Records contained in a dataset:
● ● ●

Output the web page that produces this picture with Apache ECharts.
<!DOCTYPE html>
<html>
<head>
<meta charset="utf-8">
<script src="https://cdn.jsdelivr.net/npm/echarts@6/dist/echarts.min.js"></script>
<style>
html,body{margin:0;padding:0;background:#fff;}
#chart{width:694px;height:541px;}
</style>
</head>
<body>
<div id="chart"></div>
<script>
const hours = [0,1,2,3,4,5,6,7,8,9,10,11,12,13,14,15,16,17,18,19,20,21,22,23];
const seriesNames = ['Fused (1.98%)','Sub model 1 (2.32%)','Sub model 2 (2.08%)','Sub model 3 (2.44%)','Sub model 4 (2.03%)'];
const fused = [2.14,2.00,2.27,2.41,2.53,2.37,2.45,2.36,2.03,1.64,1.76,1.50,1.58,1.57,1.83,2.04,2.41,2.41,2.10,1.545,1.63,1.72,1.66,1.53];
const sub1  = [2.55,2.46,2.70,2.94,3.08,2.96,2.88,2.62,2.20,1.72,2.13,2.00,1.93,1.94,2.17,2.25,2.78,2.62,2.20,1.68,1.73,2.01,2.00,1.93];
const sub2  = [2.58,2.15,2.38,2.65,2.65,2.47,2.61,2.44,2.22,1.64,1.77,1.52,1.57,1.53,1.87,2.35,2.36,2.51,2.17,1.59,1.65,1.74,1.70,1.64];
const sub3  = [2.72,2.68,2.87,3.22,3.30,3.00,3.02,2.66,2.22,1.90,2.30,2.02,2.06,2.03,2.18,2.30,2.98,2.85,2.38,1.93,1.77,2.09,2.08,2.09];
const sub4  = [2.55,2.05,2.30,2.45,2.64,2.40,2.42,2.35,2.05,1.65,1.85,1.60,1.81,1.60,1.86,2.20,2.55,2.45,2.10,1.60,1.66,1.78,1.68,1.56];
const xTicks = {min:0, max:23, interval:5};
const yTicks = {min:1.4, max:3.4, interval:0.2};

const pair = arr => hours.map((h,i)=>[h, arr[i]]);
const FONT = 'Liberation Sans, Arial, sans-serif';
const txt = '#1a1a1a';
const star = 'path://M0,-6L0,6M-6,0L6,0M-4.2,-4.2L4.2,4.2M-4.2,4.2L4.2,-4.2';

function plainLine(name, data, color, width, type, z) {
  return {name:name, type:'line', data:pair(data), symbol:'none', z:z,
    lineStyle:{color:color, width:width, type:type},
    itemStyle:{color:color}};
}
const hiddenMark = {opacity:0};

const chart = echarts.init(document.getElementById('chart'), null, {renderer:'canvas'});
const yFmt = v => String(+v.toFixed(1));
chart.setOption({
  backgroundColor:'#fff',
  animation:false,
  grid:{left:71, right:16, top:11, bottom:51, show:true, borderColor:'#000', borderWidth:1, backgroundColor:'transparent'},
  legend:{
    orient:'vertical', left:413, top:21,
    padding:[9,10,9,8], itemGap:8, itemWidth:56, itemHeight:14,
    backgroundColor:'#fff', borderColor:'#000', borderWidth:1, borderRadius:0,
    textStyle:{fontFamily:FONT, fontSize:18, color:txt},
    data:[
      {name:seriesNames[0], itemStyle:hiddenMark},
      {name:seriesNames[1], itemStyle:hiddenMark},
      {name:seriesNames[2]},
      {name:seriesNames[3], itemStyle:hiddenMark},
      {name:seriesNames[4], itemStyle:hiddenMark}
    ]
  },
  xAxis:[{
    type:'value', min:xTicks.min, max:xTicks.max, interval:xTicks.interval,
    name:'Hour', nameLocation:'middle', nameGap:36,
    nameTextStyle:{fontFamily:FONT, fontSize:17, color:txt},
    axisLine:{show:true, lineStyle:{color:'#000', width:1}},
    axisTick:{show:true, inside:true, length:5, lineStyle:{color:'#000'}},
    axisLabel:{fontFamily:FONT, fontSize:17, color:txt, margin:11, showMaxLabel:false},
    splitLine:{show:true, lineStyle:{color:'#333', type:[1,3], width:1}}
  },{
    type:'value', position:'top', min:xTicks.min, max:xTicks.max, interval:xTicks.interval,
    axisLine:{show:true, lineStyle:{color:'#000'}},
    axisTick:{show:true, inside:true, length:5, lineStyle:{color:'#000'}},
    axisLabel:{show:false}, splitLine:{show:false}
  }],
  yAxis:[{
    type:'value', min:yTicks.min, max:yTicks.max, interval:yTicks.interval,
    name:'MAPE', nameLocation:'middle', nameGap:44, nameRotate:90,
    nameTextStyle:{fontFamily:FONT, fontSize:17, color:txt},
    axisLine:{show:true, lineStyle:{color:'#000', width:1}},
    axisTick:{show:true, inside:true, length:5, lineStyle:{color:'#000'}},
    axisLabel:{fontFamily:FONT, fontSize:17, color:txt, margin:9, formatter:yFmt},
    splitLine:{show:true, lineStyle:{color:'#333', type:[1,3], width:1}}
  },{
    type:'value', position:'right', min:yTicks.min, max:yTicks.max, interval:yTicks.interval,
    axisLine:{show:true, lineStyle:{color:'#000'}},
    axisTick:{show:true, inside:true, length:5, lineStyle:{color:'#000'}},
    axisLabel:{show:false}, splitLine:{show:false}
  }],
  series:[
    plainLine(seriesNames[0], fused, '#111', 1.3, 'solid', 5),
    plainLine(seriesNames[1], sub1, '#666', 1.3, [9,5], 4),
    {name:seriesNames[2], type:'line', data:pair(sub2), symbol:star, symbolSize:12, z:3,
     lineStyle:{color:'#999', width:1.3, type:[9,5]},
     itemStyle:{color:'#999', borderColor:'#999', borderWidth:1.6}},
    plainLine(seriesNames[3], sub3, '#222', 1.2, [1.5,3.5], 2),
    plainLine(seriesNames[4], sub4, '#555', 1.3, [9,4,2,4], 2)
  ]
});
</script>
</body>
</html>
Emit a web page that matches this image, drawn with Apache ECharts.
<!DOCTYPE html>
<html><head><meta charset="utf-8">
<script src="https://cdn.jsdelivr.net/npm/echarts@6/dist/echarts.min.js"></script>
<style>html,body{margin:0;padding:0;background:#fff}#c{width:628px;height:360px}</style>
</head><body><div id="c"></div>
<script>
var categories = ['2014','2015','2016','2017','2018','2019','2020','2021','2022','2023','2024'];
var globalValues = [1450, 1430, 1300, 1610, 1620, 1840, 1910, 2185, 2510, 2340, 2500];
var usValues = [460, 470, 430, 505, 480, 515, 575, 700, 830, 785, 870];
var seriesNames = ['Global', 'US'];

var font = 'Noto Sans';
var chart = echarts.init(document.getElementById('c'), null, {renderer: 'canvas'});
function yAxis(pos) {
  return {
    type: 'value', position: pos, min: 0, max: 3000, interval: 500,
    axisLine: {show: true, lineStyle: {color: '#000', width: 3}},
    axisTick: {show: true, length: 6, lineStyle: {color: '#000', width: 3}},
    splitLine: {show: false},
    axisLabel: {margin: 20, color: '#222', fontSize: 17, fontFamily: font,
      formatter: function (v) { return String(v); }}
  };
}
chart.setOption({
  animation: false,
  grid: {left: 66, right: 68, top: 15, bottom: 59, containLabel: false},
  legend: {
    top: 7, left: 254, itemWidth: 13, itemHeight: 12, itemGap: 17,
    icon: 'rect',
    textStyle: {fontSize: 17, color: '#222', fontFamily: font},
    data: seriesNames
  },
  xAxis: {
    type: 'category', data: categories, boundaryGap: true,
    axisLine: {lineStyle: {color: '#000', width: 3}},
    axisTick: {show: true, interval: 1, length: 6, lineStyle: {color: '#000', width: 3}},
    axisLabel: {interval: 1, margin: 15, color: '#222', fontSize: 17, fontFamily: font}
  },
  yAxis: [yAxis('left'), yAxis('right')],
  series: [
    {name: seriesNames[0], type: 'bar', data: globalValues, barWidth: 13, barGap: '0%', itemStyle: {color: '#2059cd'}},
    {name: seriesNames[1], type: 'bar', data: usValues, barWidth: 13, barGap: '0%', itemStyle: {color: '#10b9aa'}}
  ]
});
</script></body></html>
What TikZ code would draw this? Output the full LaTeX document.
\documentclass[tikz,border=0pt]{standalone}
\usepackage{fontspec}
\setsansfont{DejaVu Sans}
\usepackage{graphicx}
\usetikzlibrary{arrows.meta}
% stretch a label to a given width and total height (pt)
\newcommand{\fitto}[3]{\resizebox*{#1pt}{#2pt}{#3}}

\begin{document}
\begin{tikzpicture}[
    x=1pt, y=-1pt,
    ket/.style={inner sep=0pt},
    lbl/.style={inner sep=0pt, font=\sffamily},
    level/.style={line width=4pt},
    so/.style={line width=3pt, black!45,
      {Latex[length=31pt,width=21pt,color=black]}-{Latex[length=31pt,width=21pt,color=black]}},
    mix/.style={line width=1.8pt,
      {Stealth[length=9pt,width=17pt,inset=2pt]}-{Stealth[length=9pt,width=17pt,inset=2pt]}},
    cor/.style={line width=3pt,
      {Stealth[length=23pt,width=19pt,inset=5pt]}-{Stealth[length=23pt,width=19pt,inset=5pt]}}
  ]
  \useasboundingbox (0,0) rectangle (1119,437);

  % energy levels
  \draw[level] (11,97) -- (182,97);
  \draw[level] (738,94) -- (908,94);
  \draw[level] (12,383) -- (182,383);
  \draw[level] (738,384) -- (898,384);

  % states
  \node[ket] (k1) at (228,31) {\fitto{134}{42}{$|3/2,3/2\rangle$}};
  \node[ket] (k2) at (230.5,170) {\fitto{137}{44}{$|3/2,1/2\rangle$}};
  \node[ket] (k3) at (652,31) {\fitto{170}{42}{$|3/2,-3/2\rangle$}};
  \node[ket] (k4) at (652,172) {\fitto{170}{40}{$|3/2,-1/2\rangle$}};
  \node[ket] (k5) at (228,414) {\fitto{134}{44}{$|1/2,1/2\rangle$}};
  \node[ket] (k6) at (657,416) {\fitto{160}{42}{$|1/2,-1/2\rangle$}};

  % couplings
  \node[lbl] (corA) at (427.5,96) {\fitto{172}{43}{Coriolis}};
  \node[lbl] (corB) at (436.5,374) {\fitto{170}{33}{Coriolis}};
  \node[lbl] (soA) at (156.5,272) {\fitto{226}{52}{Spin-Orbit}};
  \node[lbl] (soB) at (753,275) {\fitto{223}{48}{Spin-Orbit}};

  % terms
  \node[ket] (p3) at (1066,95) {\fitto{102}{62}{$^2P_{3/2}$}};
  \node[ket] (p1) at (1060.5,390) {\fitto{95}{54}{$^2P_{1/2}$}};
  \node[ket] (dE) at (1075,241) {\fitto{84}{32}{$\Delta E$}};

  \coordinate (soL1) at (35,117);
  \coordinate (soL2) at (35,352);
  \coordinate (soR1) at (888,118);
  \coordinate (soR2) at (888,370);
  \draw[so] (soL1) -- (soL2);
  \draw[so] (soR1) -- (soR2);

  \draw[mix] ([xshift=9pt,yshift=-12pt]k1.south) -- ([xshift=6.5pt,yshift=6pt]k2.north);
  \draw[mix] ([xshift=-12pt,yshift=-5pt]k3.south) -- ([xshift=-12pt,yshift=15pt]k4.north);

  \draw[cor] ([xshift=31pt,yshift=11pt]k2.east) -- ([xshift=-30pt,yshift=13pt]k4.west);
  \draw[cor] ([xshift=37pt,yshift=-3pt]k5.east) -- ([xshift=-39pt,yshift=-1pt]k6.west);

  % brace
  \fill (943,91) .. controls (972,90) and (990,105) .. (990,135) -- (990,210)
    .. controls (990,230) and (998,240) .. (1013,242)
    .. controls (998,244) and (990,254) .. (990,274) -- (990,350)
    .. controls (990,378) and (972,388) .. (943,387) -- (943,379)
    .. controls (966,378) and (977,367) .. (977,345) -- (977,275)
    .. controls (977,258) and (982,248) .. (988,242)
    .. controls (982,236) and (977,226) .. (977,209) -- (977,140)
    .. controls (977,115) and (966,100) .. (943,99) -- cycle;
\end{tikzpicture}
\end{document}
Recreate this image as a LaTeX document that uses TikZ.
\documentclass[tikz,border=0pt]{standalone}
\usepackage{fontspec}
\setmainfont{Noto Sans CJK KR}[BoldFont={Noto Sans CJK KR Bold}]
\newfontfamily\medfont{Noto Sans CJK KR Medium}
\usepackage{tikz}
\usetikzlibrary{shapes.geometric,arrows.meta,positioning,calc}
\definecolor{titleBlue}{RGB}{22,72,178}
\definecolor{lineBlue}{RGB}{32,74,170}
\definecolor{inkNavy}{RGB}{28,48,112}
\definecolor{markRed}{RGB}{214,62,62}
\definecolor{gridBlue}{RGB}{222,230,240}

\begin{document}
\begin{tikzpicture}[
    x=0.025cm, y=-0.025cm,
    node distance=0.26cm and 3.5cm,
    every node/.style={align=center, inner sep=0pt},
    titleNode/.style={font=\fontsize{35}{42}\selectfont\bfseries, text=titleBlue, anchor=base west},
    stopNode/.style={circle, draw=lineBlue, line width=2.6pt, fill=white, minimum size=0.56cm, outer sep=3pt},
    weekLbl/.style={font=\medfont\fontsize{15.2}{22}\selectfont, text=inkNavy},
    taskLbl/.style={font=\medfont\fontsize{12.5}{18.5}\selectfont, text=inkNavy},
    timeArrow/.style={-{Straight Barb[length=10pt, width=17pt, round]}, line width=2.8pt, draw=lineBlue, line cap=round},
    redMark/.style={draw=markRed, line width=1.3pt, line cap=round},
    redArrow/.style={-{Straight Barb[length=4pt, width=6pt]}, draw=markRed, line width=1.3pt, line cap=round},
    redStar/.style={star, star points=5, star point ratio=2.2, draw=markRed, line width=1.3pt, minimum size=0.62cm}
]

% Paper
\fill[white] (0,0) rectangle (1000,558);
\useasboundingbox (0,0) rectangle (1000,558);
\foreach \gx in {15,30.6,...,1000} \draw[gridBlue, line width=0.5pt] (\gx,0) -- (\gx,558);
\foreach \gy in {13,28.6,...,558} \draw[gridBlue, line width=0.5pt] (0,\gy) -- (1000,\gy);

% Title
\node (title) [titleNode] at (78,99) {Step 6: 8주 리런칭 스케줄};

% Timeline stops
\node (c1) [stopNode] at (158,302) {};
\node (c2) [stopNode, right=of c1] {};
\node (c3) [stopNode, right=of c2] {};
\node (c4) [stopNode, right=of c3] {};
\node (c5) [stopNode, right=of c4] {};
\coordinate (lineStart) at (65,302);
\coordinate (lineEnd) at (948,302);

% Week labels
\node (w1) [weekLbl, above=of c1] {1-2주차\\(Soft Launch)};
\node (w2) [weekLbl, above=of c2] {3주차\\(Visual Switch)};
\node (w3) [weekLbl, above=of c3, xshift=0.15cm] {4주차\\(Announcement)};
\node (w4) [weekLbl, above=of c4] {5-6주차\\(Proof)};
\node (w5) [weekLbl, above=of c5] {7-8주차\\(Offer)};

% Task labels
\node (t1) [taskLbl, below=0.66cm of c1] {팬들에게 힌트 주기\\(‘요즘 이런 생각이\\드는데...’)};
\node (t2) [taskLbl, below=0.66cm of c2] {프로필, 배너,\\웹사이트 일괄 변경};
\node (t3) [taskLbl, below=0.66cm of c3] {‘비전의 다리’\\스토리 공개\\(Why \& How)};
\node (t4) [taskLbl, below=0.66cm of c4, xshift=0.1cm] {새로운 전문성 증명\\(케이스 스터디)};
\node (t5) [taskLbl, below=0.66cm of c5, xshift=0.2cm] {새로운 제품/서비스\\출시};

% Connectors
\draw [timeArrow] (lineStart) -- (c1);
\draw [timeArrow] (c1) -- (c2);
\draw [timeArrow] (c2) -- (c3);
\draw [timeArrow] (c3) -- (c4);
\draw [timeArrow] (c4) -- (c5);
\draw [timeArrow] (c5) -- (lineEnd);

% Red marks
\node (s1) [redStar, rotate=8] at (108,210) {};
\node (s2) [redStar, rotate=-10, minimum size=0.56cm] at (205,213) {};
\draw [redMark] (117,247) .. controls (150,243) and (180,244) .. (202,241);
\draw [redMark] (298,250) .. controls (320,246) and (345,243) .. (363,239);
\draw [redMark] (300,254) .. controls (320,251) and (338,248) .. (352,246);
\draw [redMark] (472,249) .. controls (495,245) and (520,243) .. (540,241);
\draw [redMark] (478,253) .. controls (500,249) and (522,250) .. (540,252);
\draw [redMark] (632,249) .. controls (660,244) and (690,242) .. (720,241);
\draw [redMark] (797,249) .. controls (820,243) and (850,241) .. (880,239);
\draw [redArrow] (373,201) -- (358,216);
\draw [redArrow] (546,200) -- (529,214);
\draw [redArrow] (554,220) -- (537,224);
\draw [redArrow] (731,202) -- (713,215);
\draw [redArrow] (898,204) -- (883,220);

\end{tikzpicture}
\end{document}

● ● ●

PROBLEM TO WORK ON: Produce only the lines from the line containing "What TikZ code" through the line containing "(soR1) -- (soR2);", inclusive of both, exactly as they stand in the entries above.

FINAL RESULT:
What TikZ code would draw this? Output the full LaTeX document.
\documentclass[tikz,border=0pt]{standalone}
\usepackage{fontspec}
\setsansfont{DejaVu Sans}
\usepackage{graphicx}
\usetikzlibrary{arrows.meta}
% stretch a label to a given width and total height (pt)
\newcommand{\fitto}[3]{\resizebox*{#1pt}{#2pt}{#3}}

\begin{document}
\begin{tikzpicture}[
    x=1pt, y=-1pt,
    ket/.style={inner sep=0pt},
    lbl/.style={inner sep=0pt, font=\sffamily},
    level/.style={line width=4pt},
    so/.style={line width=3pt, black!45,
      {Latex[length=31pt,width=21pt,color=black]}-{Latex[length=31pt,width=21pt,color=black]}},
    mix/.style={line width=1.8pt,
      {Stealth[length=9pt,width=17pt,inset=2pt]}-{Stealth[length=9pt,width=17pt,inset=2pt]}},
    cor/.style={line width=3pt,
      {Stealth[length=23pt,width=19pt,inset=5pt]}-{Stealth[length=23pt,width=19pt,inset=5pt]}}
  ]
  \useasboundingbox (0,0) rectangle (1119,437);

  % energy levels
  \draw[level] (11,97) -- (182,97);
  \draw[level] (738,94) -- (908,94);
  \draw[level] (12,383) -- (182,383);
  \draw[level] (738,384) -- (898,384);

  % states
  \node[ket] (k1) at (228,31) {\fitto{134}{42}{$|3/2,3/2\rangle$}};
  \node[ket] (k2) at (230.5,170) {\fitto{137}{44}{$|3/2,1/2\rangle$}};
  \node[ket] (k3) at (652,31) {\fitto{170}{42}{$|3/2,-3/2\rangle$}};
  \node[ket] (k4) at (652,172) {\fitto{170}{40}{$|3/2,-1/2\rangle$}};
  \node[ket] (k5) at (228,414) {\fitto{134}{44}{$|1/2,1/2\rangle$}};
  \node[ket] (k6) at (657,416) {\fitto{160}{42}{$|1/2,-1/2\rangle$}};

  % couplings
  \node[lbl] (corA) at (427.5,96) {\fitto{172}{43}{Coriolis}};
  \node[lbl] (corB) at (436.5,374) {\fitto{170}{33}{Coriolis}};
  \node[lbl] (soA) at (156.5,272) {\fitto{226}{52}{Spin-Orbit}};
  \node[lbl] (soB) at (753,275) {\fitto{223}{48}{Spin-Orbit}};

  % terms
  \node[ket] (p3) at (1066,95) {\fitto{102}{62}{$^2P_{3/2}$}};
  \node[ket] (p1) at (1060.5,390) {\fitto{95}{54}{$^2P_{1/2}$}};
  \node[ket] (dE) at (1075,241) {\fitto{84}{32}{$\Delta E$}};

  \coordinate (soL1) at (35,117);
  \coordinate (soL2) at (35,352);
  \coordinate (soR1) at (888,118);
  \coordinate (soR2) at (888,370);
  \draw[so] (soL1) -- (soL2);
  \draw[so] (soR1) -- (soR2);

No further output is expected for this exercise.